John Lydon, also known as Johnny Rotten, the vocalist for the legendary punk band the Sex Pistols and groundbreaking new wave act Public Image Ltd, recently sustained a flea bite to his penis, according to reports.

His injury was one of numerous others after the frontman took in a group of squirrels to his Los Angeles home, as reported by the U.K.’s Daily Star.

The punk icon said he is “not going to blame the poor little squirrels,” even though the pest infestation was the product of his soft spot for the woodland creatures.

“I looked down there this morning at my willy and there’s a fucking flea bite on it,” Lydon said regarding taking an inventory of the consquiences of his animal rescue efforts. “And there’s another one on the inside of my leg.”

He added, “The bites, wow, last night was murder because of it. The itching, too. It’s such a poxy thing to get caught out on. The only way around it … is to Vaseline my legs.”

Lydon first mentioned his adoption of his squirrel friends in his book I Could Be Wrong, I Could Be Right, which came out just last month.
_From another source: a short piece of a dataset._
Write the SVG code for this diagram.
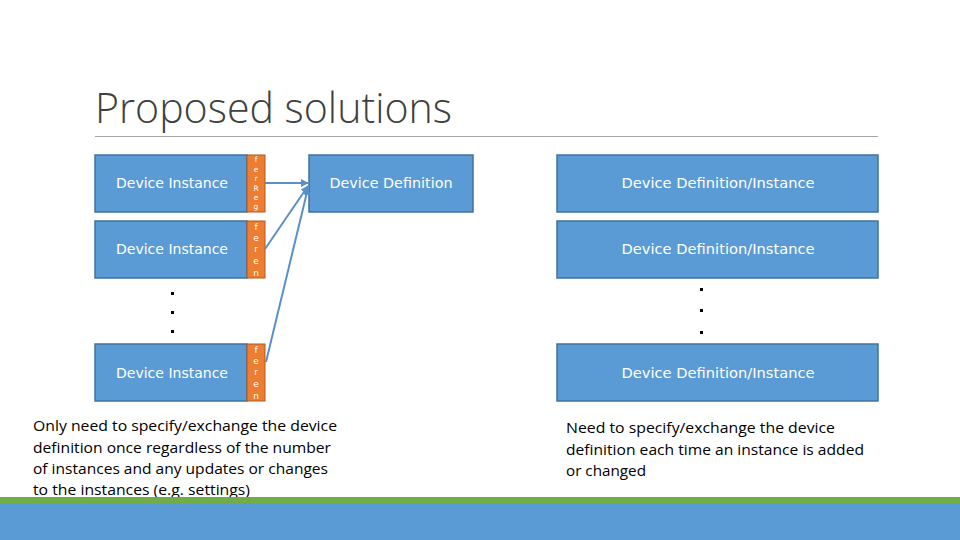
<svg xmlns="http://www.w3.org/2000/svg" width="960" height="540" viewBox="0 0 960 540">
<style>
.box{fill:#5b9bd5;stroke:#41719c;stroke-width:1.5}
.tab{fill:#ed7d31;stroke:#ae5a21;stroke-width:1}
.lbl{font-family:"DejaVu Sans","Liberation Sans",sans-serif;font-size:14px;fill:#ffffff;text-anchor:middle}
.tl{font-family:"DejaVu Sans",sans-serif;font-size:9px;fill:#ffffff;text-anchor:middle}
.tl1{font-family:"DejaVu Sans",sans-serif;font-size:7.5px;fill:#ffffff;text-anchor:middle}
.body{font-family:"Open Sans","Liberation Sans",sans-serif;font-size:15px;fill:#000000}
.dot{fill:#000000}
.conn{stroke:#5b8fc9;stroke-width:2;fill:none}
</style>
<defs>
<marker id="ah" viewBox="0 0 10 10" refX="9" refY="5" markerWidth="4" markerHeight="4" orient="auto" markerUnits="strokeWidth">
<path d="M0,0 L10,5 L0,10 z" fill="#5b8fc9"/>
</marker>
</defs>
<rect width="960" height="540" fill="#ffffff"/>
<text x="95" y="123" font-family="'Open Sans','Noto Sans',sans-serif" font-size="42" font-weight="300" fill="#404040" textLength="357" lengthAdjust="spacingAndGlyphs">Proposed solutions</text>
<line x1="95" y1="136.5" x2="878" y2="136.5" stroke="#a6a6a6" stroke-width="1"/>

<g id="inst1">
<rect class="box" x="95" y="155" width="152" height="57"/>
<text class="lbl" x="172" y="188" textLength="112" lengthAdjust="spacingAndGlyphs">Device Instance</text>
<rect class="tab" x="247" y="155" width="18" height="57"/>
<text class="tl1" x="256" y="162">f</text><text class="tl1" x="256" y="171.5">e</text><text class="tl1" x="256" y="181">r</text><text class="tl1" x="256" y="190.5">R</text><text class="tl1" x="256" y="200">e</text><text class="tl1" x="256" y="209">g</text>
</g>
<g id="inst2">
<rect class="box" x="95" y="221" width="152" height="57"/>
<text class="lbl" x="172" y="254" textLength="112" lengthAdjust="spacingAndGlyphs">Device Instance</text>
<rect class="tab" x="247" y="221" width="18" height="57"/>
<text class="tl" x="256" y="230">f</text><text class="tl" x="256" y="241">e</text><text class="tl" x="256" y="252">r</text><text class="tl" x="256" y="264">e</text><text class="tl" x="256" y="276">n</text>
</g>
<g id="dotsL">
<rect class="dot" x="171" y="292" width="3" height="3"/>
<rect class="dot" x="171" y="311" width="3" height="3"/>
<rect class="dot" x="171" y="330" width="3" height="3"/>
</g>
<g id="inst3">
<rect class="box" x="95" y="344" width="152" height="57"/>
<text class="lbl" x="172" y="378" textLength="112" lengthAdjust="spacingAndGlyphs">Device Instance</text>
<rect class="tab" x="247" y="344" width="18" height="57"/>
<text class="tl" x="256" y="353">f</text><text class="tl" x="256" y="364">e</text><text class="tl" x="256" y="375">r</text><text class="tl" x="256" y="387">e</text><text class="tl" x="256" y="399">n</text>
</g>
<g id="def">
<rect class="box" x="309" y="155" width="164" height="57"/>
<text class="lbl" x="391" y="188" textLength="123" lengthAdjust="spacingAndGlyphs">Device Definition</text>
</g>

<g id="connectors">
<line class="conn" x1="265" y1="183" x2="308" y2="183" marker-end="url(#ah)"/>
<line class="conn" x1="265" y1="249" x2="308" y2="186" marker-end="url(#ah)"/>
<line class="conn" x1="266" y1="362" x2="308" y2="188" marker-end="url(#ah)"/>
</g>

<g id="di1">
<rect class="box" x="557" y="155" width="321" height="57"/>
<text class="lbl" x="718" y="188" textLength="193" lengthAdjust="spacingAndGlyphs">Device Definition/Instance</text>
</g>
<g id="di2">
<rect class="box" x="557" y="221" width="321" height="57"/>
<text class="lbl" x="718" y="254" textLength="193" lengthAdjust="spacingAndGlyphs">Device Definition/Instance</text>
</g>
<g id="dotsR">
<rect class="dot" x="700" y="288" width="3" height="3"/>
<rect class="dot" x="700" y="309" width="3" height="3"/>
<rect class="dot" x="700" y="331" width="3" height="3"/>
</g>
<g id="di3">
<rect class="box" x="557" y="344" width="321" height="57"/>
<text class="lbl" x="718" y="378" textLength="193" lengthAdjust="spacingAndGlyphs">Device Definition/Instance</text>
</g>

<g id="noteL">
<text class="body" x="33" y="431" textLength="304" lengthAdjust="spacingAndGlyphs">Only need to specify/exchange the device</text>
<text class="body" x="33" y="453" textLength="298" lengthAdjust="spacingAndGlyphs">definition once regardless of the number</text>
<text class="body" x="33" y="474" textLength="295" lengthAdjust="spacingAndGlyphs">of instances and any updates or changes</text>
<text class="body" x="33" y="495" textLength="217" lengthAdjust="spacingAndGlyphs">to the instances (e.g. settings)</text>
</g>
<g id="noteR">
<text class="body" x="566" y="433" textLength="269" lengthAdjust="spacingAndGlyphs">Need to specify/exchange the device</text>
<text class="body" x="566" y="455" textLength="298" lengthAdjust="spacingAndGlyphs">definition each time an instance is added</text>
<text class="body" x="566" y="476" textLength="80" lengthAdjust="spacingAndGlyphs">or changed</text>
</g>

<rect x="0" y="497" width="960" height="7" fill="#70ad47"/>
<rect x="0" y="504" width="960" height="36" fill="#5b9bd5"/>
</svg>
The vocalist recalled how he gave the squirrels a new home in his Venice Beach residence.

Lydon continued to say that he hopes the animals “don’t get the wrong idea” after he provided them with a new place to stay.
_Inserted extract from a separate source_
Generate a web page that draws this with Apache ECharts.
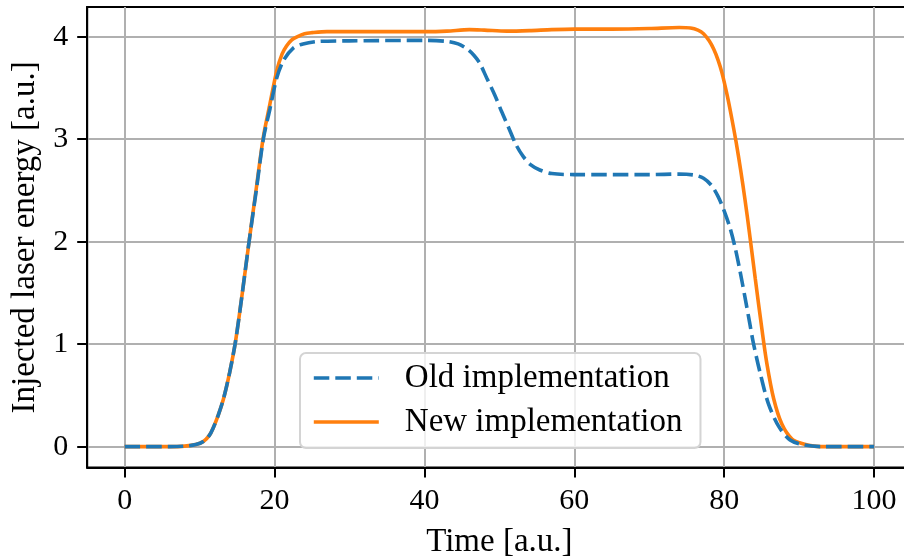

“I’m determined to keep my squirrel friends independent,” he said. “There’s no petting. If they want to nudge up that’s fine, but I know it’s for a peanut and not because I’m lovely.”

The 64-year old rocker still finds ways to make headlines in the media in 2020, but it usually is not for nibbles on his willy.

Over the last few years the legendary troublemaker, who holds citizenship in Britain, Ireland, and America, has raised eyebrows in the press for his open support of President Donald Trump.

Lydon spoke to Good Morning Britain on the day after the election to explain his support for Trump. “It makes complete sense to me to vote for a person who actually talks about my kind of people,” Lydon stated. “Trump is not a politician. He’s never claimed to be. How unusually exceptionally wonderful is that for people like me, working class people.”

“We’re bored of ‘intellectual’ left-wing ideas,” Lydon added. “We can’t take much of you. You talk twaddle. Everything you do – you just miss the point of who the general population are.”

In September, a picture of the punk menace wearing a MAGA shirt had progressives beside themselves after the photo hit social media. Later, in October, the musician publicly accused Joe Biden of having dementia on the BBC’s “Newsday.”

“Joe Biden is, in all practicality, senile, and delinquently senile. My wife has Alzheimer’s — I know the symptoms.”

“I don’t think lockdown is doing any good for anybody,” he added.

“Wrecking an economy is not the smartest move to cure any illness or virus or disease. We’re all capable of wearing masks. We’re all smart enough not to want to give each other filthy, horrible viruses. Give people the chance to work. Don’t just close everything down. This is not Stalin at work here. But, I swear, the governments are beginning to feel that way. We have to hold ourselves responsible at some point in order for our society to exist at all.

“Already there were rumors flying around that there was an even stronger strain of this COVID, or whatever you want to call it, coming down the pipeline. So we might as well just close everything down and collapse.”